Но сознание постепенно меняется. Появляются уже такие деликатные обозначения границ, когда пространство огораживается, например, кустарниками, снаружи ставится скамейка для прохожих. Это очень большая тема, какие альтернативы есть у традиционных заборов. Границы необходимы, нужно только найти способ, как их правильно отображать и сделать более эстетичными. Иногда для этого требуется полностью переосмыслить пространство. Местные жители просят нас не ставить во дворе лавочку, «чтобы здесь не собирались алкоголики». Но ведь можно провести границу по-другому: сделать зону отдыха, где захочется собираться всем двором, и тогда «чужаки» сюда просто не будут приходить. Мы можем выбирать свою реальность и сами устанавливать себе границы.

Светлана: Мы живем сейчас в культуре симулякров, как ее называет французский философ Бодрийяр. Симулякр — это знак, у которого нет оригинала, первообраза. «Мы утратили контакт с реальностью и живем, ориентируясь на сводки газетных новостей, не имея возможности узнать, что происходит на самом деле», — это пишет Бодрийяр еще в доинтернетную эпоху. Но понятно, что симуляционная культура просто расцветает в цифровом пространстве.

Есть ли у нас противоядие? Философ Ханс Ульрих Гумбрехт предлагает сознательно возвращать себя в сырую материальную реальность через «производство присутствия». Он пишет это в начале XXI века, но мы видим, что сейчас такое движение в культуре действительно происходит.

Не благодаря Гумбрехту, конечно, а просто потому, что человечество интуитивно пытается лечиться, нормализовать ситуацию. Гумбрехт, кстати, не предлагает отказаться от интернета и вернуться в пещеры. Он предлагает современному человеку «жизнь в режиме эпифании». «Эпифания» в богословском контексте — это явление божественного в мире, прежде всего через красоту. Гумбрехт понимает ее как чувственный опыт в широком смысле слова, важнейшей частью которого является переживание от непосредственного контакта с реальностью — от ее хрупкости, мощи, захватывающей нас красоты. Отсюда главная практика присутствия — эстетическая.

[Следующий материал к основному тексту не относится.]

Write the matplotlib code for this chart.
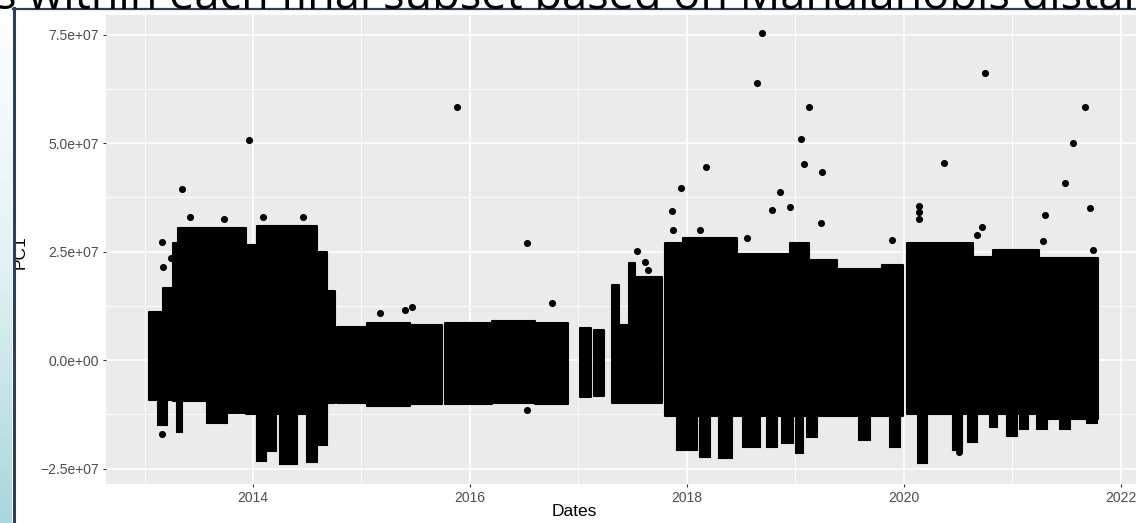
import numpy as np
import matplotlib.pyplot as plt
from matplotlib.lines import Line2D
from matplotlib.colors import LinearSegmentedColormap
from matplotlib.ticker import FixedLocator, FixedFormatter

# PC1 values are in units of 1e7, dates are decimal years.
# each dense block: step edges, upper / lower envelope per step
block_2013_edges = [2013.04, 2013.17, 2013.26, 2013.31, 2013.58, 2013.94, 2014.04, 2014.59, 2014.68, 2014.76]
block_2013_upper = [1.10, 1.65, 2.70, 3.05, 3.05, 2.65, 3.08, 2.50, 1.60]
block_2013_lower = [-0.92, -0.92, -0.95, -0.95, -1.22, -1.25, -1.25, -1.25, -1.00]

block_2015_edges = [2014.77, 2015.05, 2015.45, 2015.74]
block_2015_upper = [0.75, 0.85, 0.80]
block_2015_lower = [-1.00, -1.05, -1.02]

block_2016_edges = [2015.77, 2016.20, 2016.60, 2016.90]
block_2016_upper = [0.85, 0.90, 0.85]
block_2016_lower = [-1.02, -1.00, -1.02]

bar_2017a_edges = [2017.01, 2017.12]
bar_2017a_upper = [0.74]
bar_2017a_lower = [-0.85]

bar_2017b_edges = [2017.14, 2017.24]
bar_2017b_upper = [0.69]
bar_2017b_lower = [-0.83]

block_2017_edges = [2017.31, 2017.37, 2017.47, 2017.52, 2017.77]
block_2017_upper = [1.73, 0.81, 2.24, 1.92]
block_2017_lower = [-0.98, -0.98, -0.98, -0.98]

block_2018_edges = [2017.80, 2017.96, 2018.46, 2018.95, 2019.13, 2019.38, 2019.80, 2019.99]
block_2018_upper = [2.70, 2.82, 2.45, 2.70, 2.30, 2.10, 2.20]
block_2018_lower = [-1.29, -1.29, -1.29, -1.29, -1.29, -1.29, -1.29]

block_2020_edges = [2020.03, 2020.64, 2020.82, 2021.25, 2021.79]
block_2020_upper = [2.70, 2.37, 2.53, 2.35]
block_2020_lower = [-1.25, -1.25, -1.25, -1.35]

# downward tails: start, end, lowest value
tail_start = [2013.12, 2013.30, 2013.58, 2014.04, 2014.14, 2014.25, 2014.50, 2014.61,
              2017.91, 2018.12, 2018.30, 2018.52, 2018.74, 2018.88, 2019.01, 2019.11, 2019.59, 2019.87,
              2020.13, 2020.45, 2020.59, 2020.79, 2020.95, 2021.07, 2021.23, 2021.44, 2021.69]
tail_end = [2013.21, 2013.35, 2013.76, 2014.12, 2014.21, 2014.41, 2014.59, 2014.68,
            2018.09, 2018.21, 2018.42, 2018.67, 2018.83, 2018.98, 2019.07, 2019.20, 2019.69, 2019.96,
            2020.21, 2020.54, 2020.67, 2020.86, 2021.04, 2021.14, 2021.32, 2021.53, 2021.78]
tail_low = [-1.50, -1.66, -1.45, -2.33, -2.10, -2.40, -2.35, -1.95,
            -2.07, -2.23, -2.26, -2.00, -2.00, -1.91, -2.14, -1.77, -1.84, -2.00,
            -2.37, -2.07, -1.90, -1.55, -1.75, -1.60, -1.60, -1.60, -1.45]

# isolated points
outlier_date = [2013.96, 2013.35, 2013.16, 2013.24, 2013.17, 2013.16, 2013.42, 2013.73, 2014.09, 2014.46,
                2015.17, 2015.47, 2015.40,
                2015.88, 2016.53, 2016.76, 2016.53,
                2017.54, 2017.61, 2017.64,
                2018.69, 2018.65, 2019.13, 2019.05, 2019.08, 2019.25, 2018.18, 2017.95, 2017.86, 2018.86,
                2018.78, 2018.95, 2019.24, 2018.55, 2019.89, 2017.87, 2018.12,
                2020.14, 2020.14, 2020.14,
                2020.75, 2020.37, 2021.67, 2021.56, 2021.49, 2021.72, 2021.30, 2020.72, 2020.67, 2021.28,
                2021.74, 2020.51]
outlier_pc1 = [5.07, 3.94, 2.72, 2.35, 2.14, -1.70, 3.30, 3.25, 3.30, 3.30,
               1.08, 1.22, 1.15,
               5.83, 2.70, 1.31, -1.15,
               2.51, 2.26, 2.07,
               7.53, 6.38, 5.83, 5.09, 4.52, 4.33, 4.45, 3.96, 3.43, 3.87,
               3.46, 3.52, 3.16, 2.81, 2.76, 3.00, 3.00,
               3.25, 3.40, 3.55,
               6.61, 4.54, 5.83, 5.00, 4.08, 3.50, 3.34, 3.06, 2.88, 2.74,
               2.53, -2.12]

x_major = [2014, 2016, 2018, 2020, 2022]
x_minor = [2013, 2015, 2017, 2019, 2021]
y_major = [-2.5, 0.0, 2.5, 5.0, 7.5]
y_minor = [-1.25, 1.25, 3.75, 6.25]
y_tick_labels = ["\u22122.5e+07", "0.0e+00", "2.5e+07", "5.0e+07", "7.5e+07"]

SCALE = 1e7
W, H = 1136, 523

fig = plt.figure(figsize=(W / 100, H / 100), dpi=100)
fig.patch.set_facecolor("white")

# slide decoration on the left edge
strip = fig.add_axes([0, 0, 12 / W, 1])
grad = np.linspace(0, 1, 256).reshape(-1, 1)
strip.imshow(grad, aspect="auto",
             cmap=LinearSegmentedColormap.from_list("s", ["#ffffff", "#e3f2f4", "#a9d6dd"]),
             extent=[0, 1, 0, 1])
strip.set_axis_off()
fig.add_artist(Line2D([13.5 / W, 13.5 / W], [0, 1 - 8 / H], color="#2f3f52", lw=2.2))
fig.add_artist(Line2D([13 / W, 1], [1 - 8.5 / H, 1 - 8.5 / H], color="#2f3f52", lw=1.6))
fig.text(-0.004, 1 - 9 / H, "s within each final subset based on Mahalanobis distance",
         fontsize=32.5, family="Open Sans", color="black", va="baseline", ha="left")

ax = fig.add_axes([106 / W, 39 / H, (W - 106) / W, 469 / H])
ax.set_facecolor("#EBEBEB")
for s in ax.spines.values():
    s.set_visible(False)

blocks = [
    (block_2013_edges, block_2013_upper, block_2013_lower),
    (block_2015_edges, block_2015_upper, block_2015_lower),
    (block_2016_edges, block_2016_upper, block_2016_lower),
    (bar_2017a_edges, bar_2017a_upper, bar_2017a_lower),
    (bar_2017b_edges, bar_2017b_upper, bar_2017b_lower),
    (block_2017_edges, block_2017_upper, block_2017_lower),
    (block_2018_edges, block_2018_upper, block_2018_lower),
    (block_2020_edges, block_2020_upper, block_2020_lower),
]
for edges, up, lo in blocks:
    up = np.array(list(up) + [up[-1]]) * SCALE
    lo = np.array(list(lo) + [lo[-1]]) * SCALE
    ax.fill_between(edges, lo, up, step="post", color="black", lw=1.5, zorder=3)

for s, e, lo in zip(tail_start, tail_end, tail_low):
    ax.bar(s, -lo * SCALE - 0.5 * SCALE, width=e - s, bottom=lo * SCALE, align="edge",
           color="black", lw=1.5, edgecolor="black", zorder=3)

ax.scatter(outlier_date, np.array(outlier_pc1) * SCALE, s=26, color="black", lw=0, zorder=4)

ax.set_xlim(2012.645, 2022.14)
ax.set_ylim(-2.857 * SCALE, 7.95 * SCALE)

ax.xaxis.set_major_locator(FixedLocator(x_major))
ax.xaxis.set_minor_locator(FixedLocator(x_minor))
ax.xaxis.set_major_formatter(FixedFormatter([str(v) for v in x_major]))
ax.yaxis.set_major_locator(FixedLocator([v * SCALE for v in y_major]))
ax.yaxis.set_minor_locator(FixedLocator([v * SCALE for v in y_minor]))
ax.yaxis.set_major_formatter(FixedFormatter(y_tick_labels))

ax.grid(which="major", color="white", lw=1.2, zorder=0)
ax.grid(which="minor", color="white", lw=0.6, zorder=0)
ax.set_axisbelow(True)
ax.tick_params(which="major", length=2.5, width=0.8, color="#333333", labelcolor="#4d4d4d",
               labelsize=10, pad=2.5)
ax.tick_params(which="minor", length=0)
for lab in ax.get_xticklabels() + ax.get_yticklabels():
    lab.set_family("Liberation Sans")

ax.set_xlabel("Dates", fontsize=12.5, family="Liberation Sans", color="black")
ax.set_ylabel("PC1", fontsize=12.5, family="Liberation Sans", color="black")
ax.xaxis.set_label_coords(0.455, -0.043)
ax.yaxis.set_label_coords(-0.0757, 0.495)

fig.savefig("out.png", dpi=100)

Есть один из остроумных мысленных экспериментов в аналитической философии сознания конца XX века — «Машина удовольствия» Роберта Нозика. Он предположил, что когда-нибудь виртуальная реальность для того, кто находится внутри нее, будет неотличима от реальности реальной. И тогда у человека будет возможность любые свои желания оплатить, заказать и исполнить. Кстати, сейчас такая ситуация уже не выглядит чем-то заоблачно-фантастическим. Нозик предложил порассуждать: захотят ли люди проживать свою жизнь, а не ту, которую они могут прожить виртуально. У него оптимистичный прогноз — правда, он писал об этом в 1974 году, интересно, что бы он сказал сейчас. И аргументы у Нозика такие: люди устроены таким образом, что они хотят сами совершать действия, а не просто испытывать переживания от их совершения. Для нас имеет значение, кто мы на самом деле, то есть человек я или «мозги в бочке», подключенные к программе. Ведь как можно ответить себе на вопрос «кто я?», долгое время живя в симуляционной реальности. Очевидно, в каком-то экзистенциальном смысле это означает самоубийство личности. Подключение к машине по производству личного опыта замыкает нас на ту реальность, которая создана человеком и которая, соответственно, равна человеку, она не глубже него, не величественнее, не умнее. Но может, в этом и есть прелесть жизни, что мы предполагаем, что существует более глубокое измерение реальности, гораздо глубже, интереснее, непредсказуемее? И более того, возможно, она создана Богом, который есть любовь, — для некоторых это по-прежнему имеет значение.